- Material shown:
....................

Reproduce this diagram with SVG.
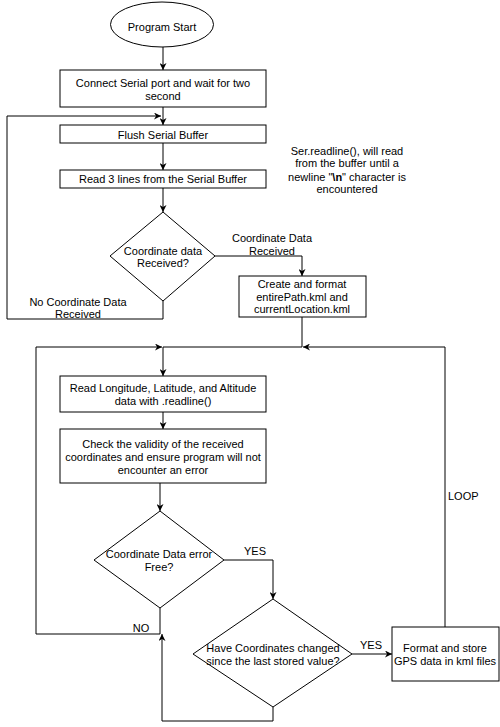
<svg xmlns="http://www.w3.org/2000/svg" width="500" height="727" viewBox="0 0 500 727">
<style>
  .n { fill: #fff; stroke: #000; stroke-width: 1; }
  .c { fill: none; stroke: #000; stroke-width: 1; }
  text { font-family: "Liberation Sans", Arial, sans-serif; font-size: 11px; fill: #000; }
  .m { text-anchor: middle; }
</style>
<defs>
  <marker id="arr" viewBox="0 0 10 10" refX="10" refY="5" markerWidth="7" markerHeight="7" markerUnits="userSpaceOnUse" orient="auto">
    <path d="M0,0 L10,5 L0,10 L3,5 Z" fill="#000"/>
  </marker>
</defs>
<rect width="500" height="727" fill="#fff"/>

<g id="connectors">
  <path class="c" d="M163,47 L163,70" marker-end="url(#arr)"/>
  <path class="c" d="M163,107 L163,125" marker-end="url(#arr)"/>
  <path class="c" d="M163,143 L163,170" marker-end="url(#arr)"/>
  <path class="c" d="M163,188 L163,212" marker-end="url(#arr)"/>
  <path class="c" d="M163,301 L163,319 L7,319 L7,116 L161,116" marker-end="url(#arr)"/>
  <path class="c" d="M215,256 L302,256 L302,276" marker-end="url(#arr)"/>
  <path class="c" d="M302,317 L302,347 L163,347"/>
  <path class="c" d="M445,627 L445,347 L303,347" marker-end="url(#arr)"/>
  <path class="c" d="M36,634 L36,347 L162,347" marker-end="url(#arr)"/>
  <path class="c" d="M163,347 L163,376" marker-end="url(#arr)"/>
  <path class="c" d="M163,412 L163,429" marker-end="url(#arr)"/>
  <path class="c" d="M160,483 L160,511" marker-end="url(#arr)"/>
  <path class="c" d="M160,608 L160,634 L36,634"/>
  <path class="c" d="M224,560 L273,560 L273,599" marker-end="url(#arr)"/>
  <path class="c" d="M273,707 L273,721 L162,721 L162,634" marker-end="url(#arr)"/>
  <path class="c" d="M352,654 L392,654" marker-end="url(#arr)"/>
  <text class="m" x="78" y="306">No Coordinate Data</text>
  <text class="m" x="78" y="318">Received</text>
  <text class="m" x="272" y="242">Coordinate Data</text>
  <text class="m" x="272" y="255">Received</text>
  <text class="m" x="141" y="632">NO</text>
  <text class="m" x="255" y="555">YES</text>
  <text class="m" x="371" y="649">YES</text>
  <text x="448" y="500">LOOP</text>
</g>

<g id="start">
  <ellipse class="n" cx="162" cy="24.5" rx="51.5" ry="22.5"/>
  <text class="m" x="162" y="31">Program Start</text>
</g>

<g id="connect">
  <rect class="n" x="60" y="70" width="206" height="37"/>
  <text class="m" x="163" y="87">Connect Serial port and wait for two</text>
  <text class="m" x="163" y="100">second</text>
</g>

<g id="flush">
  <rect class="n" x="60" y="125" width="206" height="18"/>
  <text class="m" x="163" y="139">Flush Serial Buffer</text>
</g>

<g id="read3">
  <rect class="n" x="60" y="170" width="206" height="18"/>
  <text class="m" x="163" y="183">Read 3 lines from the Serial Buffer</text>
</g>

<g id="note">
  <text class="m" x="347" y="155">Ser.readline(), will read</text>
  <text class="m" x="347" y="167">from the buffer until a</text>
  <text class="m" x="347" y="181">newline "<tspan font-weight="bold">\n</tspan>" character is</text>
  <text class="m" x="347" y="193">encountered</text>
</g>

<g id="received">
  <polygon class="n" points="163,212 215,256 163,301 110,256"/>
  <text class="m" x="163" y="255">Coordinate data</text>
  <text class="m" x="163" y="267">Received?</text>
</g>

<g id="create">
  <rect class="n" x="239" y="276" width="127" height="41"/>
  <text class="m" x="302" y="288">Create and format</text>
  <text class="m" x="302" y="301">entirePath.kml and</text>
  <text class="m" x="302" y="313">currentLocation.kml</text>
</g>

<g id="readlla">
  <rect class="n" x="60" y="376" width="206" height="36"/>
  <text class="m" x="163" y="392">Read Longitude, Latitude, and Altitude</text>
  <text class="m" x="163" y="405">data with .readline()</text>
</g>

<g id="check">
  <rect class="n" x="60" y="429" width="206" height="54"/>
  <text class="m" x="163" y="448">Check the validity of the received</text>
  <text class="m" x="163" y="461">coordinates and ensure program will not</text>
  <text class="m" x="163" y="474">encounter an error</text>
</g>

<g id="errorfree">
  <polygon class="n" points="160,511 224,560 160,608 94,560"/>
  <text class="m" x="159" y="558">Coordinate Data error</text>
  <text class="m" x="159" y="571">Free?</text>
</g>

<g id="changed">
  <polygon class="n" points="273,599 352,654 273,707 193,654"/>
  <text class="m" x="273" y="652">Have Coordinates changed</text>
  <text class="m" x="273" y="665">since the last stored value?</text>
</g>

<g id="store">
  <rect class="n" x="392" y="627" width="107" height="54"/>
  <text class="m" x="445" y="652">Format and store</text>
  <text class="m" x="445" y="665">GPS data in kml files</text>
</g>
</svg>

....................

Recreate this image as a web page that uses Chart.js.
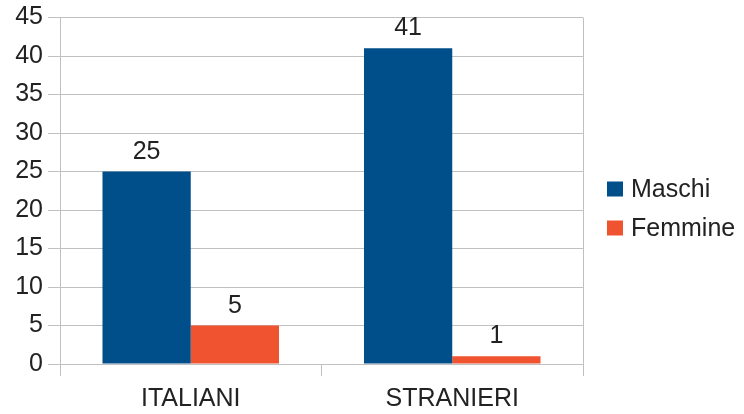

....................

- Aim:
In the entries above, find each line with the word "this" and copy it.

- Task answer:
Reproduce this diagram with SVG.
Recreate this image as a web page that uses Chart.js.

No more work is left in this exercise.